On Saturday, a self-proclaimed journalist named Samira Mohyeddin posted on X that “tens of thousands” of people were marching in Toronto to mark the one-year anniversary of “Israel’s relentless bombardment and genocide” in Gaza. The new journalism fellow at the University of Toronto’s Women and Gender Studies Institute, and former producer of CBC’s The Current, made no mention of what had prompted the “relentless bombardment.”

I can’t presume to speak to Mohyeddin’s personal politics, but her post reflects the view held by a distressingly large number of young Canadians who have formed an unholy alliance with Palestinian activists.

A new Leger poll for the Association of Canadian Studies suggests one in five 18-24-year-olds support Hamas over Israel. Some of those young people have roots in the region, but the majority have bought into the settler colonialism social theory. It not only questions the right of Israel to exist but also proposes that countries like Canada and the United States are illegitimate, and that all non-Indigenous people are usurpers.

If you accept that idea, it does not take a great leap of faith to believe that all political action should be aimed at avenging past injustices.

Since mass decolonization in North America is not a realistic option, the focus has shifted to a “live” struggle — that between the “Indigenous” Palestinian people and the Jewish European “colonizers.”

In this light, violence is a necessary means to an end.

As Adam Kirsch, an editor at the Wall Street Journal and author of a new book called On Settler Colonialism, put it in a recent Munk Debate interview: “People who have protested the killing of Palestinian civilians are actually very excited about the killing of Israeli civilians” as part of a colonial struggle.

That the settler colonial model is an ill-fit for what is more accurately a clash of two national movements carries little weight with young progressives who accept the paradigm uncritically. To them, Western civilization is an invasion and has no right to exist.

The exhausted majority is forced to watch impotently as the nation’s streets and campuses are seized by the mob dynamics of a noisy, illiberal minority.

That the settler colonial model is an ill-fit for what is more accurately a clash of two national movements carries little weight with young progressives

B’nai Brith, the Jewish community organization, recorded a 109 per cent increase in antisemitic incidents last year, the worst on record. Violence against Jews increased more than 200 per cent.

It is a grim picture, except for the fact that law enforcement seems belatedly to be getting its act together.

Toronto Police noted a spike in hate crimes in 2023 but only made arrests in 18 per cent of cases.

Its figures for the first half of 2024 suggest the number of incidents that led to arrests has risen to around one third.

The country’s largest municipal police force arrested two men for carrying Hezbollah flags last week. Given Hezbollah is a listed terrorist entity, the men were charged with public incitement of hatred.
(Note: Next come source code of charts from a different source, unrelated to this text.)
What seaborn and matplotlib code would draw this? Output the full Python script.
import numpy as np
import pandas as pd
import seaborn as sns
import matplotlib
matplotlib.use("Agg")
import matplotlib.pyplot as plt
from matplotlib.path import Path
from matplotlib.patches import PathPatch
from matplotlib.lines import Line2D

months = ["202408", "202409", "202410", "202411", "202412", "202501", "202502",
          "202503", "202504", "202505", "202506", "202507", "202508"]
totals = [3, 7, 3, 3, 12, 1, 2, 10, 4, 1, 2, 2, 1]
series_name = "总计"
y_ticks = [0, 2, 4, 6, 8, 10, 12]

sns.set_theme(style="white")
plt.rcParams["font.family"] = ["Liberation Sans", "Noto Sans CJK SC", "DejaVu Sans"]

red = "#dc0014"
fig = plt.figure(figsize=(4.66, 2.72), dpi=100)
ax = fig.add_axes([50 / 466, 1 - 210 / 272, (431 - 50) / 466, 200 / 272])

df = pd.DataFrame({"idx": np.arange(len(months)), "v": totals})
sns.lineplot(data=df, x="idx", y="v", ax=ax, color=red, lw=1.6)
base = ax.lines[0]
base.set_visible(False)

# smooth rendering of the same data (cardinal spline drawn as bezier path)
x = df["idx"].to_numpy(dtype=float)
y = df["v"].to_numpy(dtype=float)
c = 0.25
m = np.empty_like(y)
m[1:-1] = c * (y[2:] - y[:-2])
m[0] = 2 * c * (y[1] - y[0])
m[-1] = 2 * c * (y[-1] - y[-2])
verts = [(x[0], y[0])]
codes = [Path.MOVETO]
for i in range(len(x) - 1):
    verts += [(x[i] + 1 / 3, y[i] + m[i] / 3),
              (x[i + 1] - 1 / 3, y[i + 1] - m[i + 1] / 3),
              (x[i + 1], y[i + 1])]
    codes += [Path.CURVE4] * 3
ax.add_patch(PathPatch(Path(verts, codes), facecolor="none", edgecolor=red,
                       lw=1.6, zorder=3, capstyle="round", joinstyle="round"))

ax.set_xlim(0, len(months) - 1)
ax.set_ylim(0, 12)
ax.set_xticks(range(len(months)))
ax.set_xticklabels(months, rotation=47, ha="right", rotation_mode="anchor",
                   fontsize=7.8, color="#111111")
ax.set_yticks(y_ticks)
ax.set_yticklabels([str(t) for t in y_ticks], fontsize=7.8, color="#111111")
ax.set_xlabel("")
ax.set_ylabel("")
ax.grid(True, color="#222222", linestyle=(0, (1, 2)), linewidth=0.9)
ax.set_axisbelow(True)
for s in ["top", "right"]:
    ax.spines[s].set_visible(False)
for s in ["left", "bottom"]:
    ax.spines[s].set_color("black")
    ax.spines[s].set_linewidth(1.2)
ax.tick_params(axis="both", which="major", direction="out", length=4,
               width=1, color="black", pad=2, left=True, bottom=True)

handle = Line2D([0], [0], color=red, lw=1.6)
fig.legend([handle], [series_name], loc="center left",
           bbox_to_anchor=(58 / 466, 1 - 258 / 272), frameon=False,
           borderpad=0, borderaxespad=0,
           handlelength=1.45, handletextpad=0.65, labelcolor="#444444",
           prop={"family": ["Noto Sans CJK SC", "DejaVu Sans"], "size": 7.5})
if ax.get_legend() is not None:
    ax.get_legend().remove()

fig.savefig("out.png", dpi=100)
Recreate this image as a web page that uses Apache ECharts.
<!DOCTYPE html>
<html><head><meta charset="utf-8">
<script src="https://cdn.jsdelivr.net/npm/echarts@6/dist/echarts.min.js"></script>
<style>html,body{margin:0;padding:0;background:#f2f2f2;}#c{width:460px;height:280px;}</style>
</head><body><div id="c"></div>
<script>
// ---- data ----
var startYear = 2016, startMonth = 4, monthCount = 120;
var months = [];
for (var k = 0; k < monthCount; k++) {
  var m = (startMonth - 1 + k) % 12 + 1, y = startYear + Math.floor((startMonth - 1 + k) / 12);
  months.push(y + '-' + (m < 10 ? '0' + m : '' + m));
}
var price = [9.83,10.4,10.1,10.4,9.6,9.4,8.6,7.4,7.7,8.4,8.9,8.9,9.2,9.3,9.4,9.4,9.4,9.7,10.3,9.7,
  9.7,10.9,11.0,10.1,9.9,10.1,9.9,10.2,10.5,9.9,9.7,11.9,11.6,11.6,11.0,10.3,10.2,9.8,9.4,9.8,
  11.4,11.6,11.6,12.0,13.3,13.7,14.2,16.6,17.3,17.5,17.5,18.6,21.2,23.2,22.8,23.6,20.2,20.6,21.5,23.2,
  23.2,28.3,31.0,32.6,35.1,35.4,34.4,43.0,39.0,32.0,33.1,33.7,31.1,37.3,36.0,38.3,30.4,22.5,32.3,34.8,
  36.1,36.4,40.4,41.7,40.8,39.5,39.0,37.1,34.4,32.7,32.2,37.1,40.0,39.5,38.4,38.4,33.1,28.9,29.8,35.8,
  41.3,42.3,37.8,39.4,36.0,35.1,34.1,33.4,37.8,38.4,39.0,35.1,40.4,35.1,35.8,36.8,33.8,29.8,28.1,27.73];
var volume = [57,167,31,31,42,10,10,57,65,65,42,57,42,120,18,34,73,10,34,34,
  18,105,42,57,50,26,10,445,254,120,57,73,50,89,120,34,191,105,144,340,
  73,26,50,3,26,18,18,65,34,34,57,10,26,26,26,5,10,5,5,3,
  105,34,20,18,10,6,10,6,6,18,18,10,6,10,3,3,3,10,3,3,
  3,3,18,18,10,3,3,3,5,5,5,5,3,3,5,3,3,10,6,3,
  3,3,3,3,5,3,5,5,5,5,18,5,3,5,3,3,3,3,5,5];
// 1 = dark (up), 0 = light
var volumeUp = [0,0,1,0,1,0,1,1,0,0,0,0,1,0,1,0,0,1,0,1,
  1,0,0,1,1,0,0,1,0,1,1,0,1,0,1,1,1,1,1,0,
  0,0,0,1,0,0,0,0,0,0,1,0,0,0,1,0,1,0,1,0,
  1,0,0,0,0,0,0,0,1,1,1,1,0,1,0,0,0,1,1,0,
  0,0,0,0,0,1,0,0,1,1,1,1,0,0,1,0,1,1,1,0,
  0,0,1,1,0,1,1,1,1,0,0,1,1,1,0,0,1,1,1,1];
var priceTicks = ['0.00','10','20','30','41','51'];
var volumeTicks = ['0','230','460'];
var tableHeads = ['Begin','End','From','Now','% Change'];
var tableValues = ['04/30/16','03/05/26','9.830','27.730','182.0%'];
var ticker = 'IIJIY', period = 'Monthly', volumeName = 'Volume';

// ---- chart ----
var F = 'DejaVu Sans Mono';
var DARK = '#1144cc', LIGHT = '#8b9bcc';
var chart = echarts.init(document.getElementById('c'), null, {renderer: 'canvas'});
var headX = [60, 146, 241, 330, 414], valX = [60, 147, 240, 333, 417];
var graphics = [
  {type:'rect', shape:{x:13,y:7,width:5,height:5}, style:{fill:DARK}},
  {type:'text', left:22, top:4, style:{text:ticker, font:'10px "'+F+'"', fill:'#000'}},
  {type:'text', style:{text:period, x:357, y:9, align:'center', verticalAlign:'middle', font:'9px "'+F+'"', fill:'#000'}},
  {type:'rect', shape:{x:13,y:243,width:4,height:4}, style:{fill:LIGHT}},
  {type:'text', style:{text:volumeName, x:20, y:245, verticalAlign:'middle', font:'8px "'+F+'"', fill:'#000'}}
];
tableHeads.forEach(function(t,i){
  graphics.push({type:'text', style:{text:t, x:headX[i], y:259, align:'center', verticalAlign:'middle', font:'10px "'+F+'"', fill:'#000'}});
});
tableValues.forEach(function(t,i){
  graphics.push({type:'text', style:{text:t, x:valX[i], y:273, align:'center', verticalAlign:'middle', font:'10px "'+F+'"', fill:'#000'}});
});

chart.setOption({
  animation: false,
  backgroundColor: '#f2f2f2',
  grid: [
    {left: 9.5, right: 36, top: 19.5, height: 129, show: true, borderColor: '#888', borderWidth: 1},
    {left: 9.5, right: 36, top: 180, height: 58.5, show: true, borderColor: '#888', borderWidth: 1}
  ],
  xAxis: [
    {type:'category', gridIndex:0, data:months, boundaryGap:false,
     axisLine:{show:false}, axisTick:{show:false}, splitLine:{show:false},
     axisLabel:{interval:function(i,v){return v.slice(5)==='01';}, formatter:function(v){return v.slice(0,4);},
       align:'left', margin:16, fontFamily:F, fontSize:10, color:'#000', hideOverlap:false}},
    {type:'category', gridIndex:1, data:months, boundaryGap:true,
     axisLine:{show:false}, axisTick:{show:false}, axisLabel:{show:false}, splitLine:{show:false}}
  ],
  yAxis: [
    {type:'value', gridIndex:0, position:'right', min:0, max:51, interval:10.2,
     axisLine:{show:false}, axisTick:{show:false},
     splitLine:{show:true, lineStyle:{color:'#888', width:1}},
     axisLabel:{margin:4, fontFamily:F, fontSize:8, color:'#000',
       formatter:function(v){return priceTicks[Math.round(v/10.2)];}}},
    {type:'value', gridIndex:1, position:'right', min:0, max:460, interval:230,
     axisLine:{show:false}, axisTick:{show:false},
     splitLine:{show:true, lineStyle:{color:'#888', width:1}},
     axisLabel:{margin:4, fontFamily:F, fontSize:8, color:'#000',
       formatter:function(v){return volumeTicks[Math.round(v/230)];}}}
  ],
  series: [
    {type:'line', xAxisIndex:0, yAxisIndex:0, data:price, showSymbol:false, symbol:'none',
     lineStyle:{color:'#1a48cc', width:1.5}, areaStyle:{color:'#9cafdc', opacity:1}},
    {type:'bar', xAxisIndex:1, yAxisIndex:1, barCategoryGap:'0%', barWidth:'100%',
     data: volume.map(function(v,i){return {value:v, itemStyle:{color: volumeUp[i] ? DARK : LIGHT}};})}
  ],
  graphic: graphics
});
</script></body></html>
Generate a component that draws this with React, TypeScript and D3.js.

Canada has laws against advocating genocide (section 318 of the Criminal Code), public incitement of hatred (section 319-1) and wilful promotion of hatred (section 319-2), but they have been used sparingly because of freedom of speech concerns.

That’s as it should be. But we have strayed from freedom of expression into terrain where rape and murder are lionized as legitimate tactics.

Section 318 and 319-2 require the consent of the Attorney General to lay charges, complicating any prosecution.

This led B’nai Brith and two other Jewish organizations to write to the justice minister, Arif Virani earlier this month to call for him to bring forward new legislation to criminalize the glorification of terrorism. In particular, they asked him to prohibit the public waving of the flags of banned terror organizations like Hezbollah and Hamas.

That may prove less urgent if the existing legislation can be used by police forces.

But Canada should still modernize its anti-hate laws to prevent a repetition of the disgraceful scenes in Mississauga, Ont., last October 7, when a joyous crowd honked horns and cheered the news from Israel, as if they had just won the World Cup.

The B’nai Brith letter noted that other countries like France and Britain have such anti-glorification legislation but Canada has yet to take this step.

“The absence of such laws allows individuals to promote and celebrate terrorist ideologies without facing legal repercussions,” it said. “The oversight is corrosive to public order and serves to enable those who seek to radicalize others and perpetuate hatred in our communities.”

That is an important point. The Leger poll suggests that older Canadians are far less likely to support Hamas.

Younger Canadians may yet grow out of their reckless and misguided support for settler colonialism, but only if they don’t become radicalized in the meantime.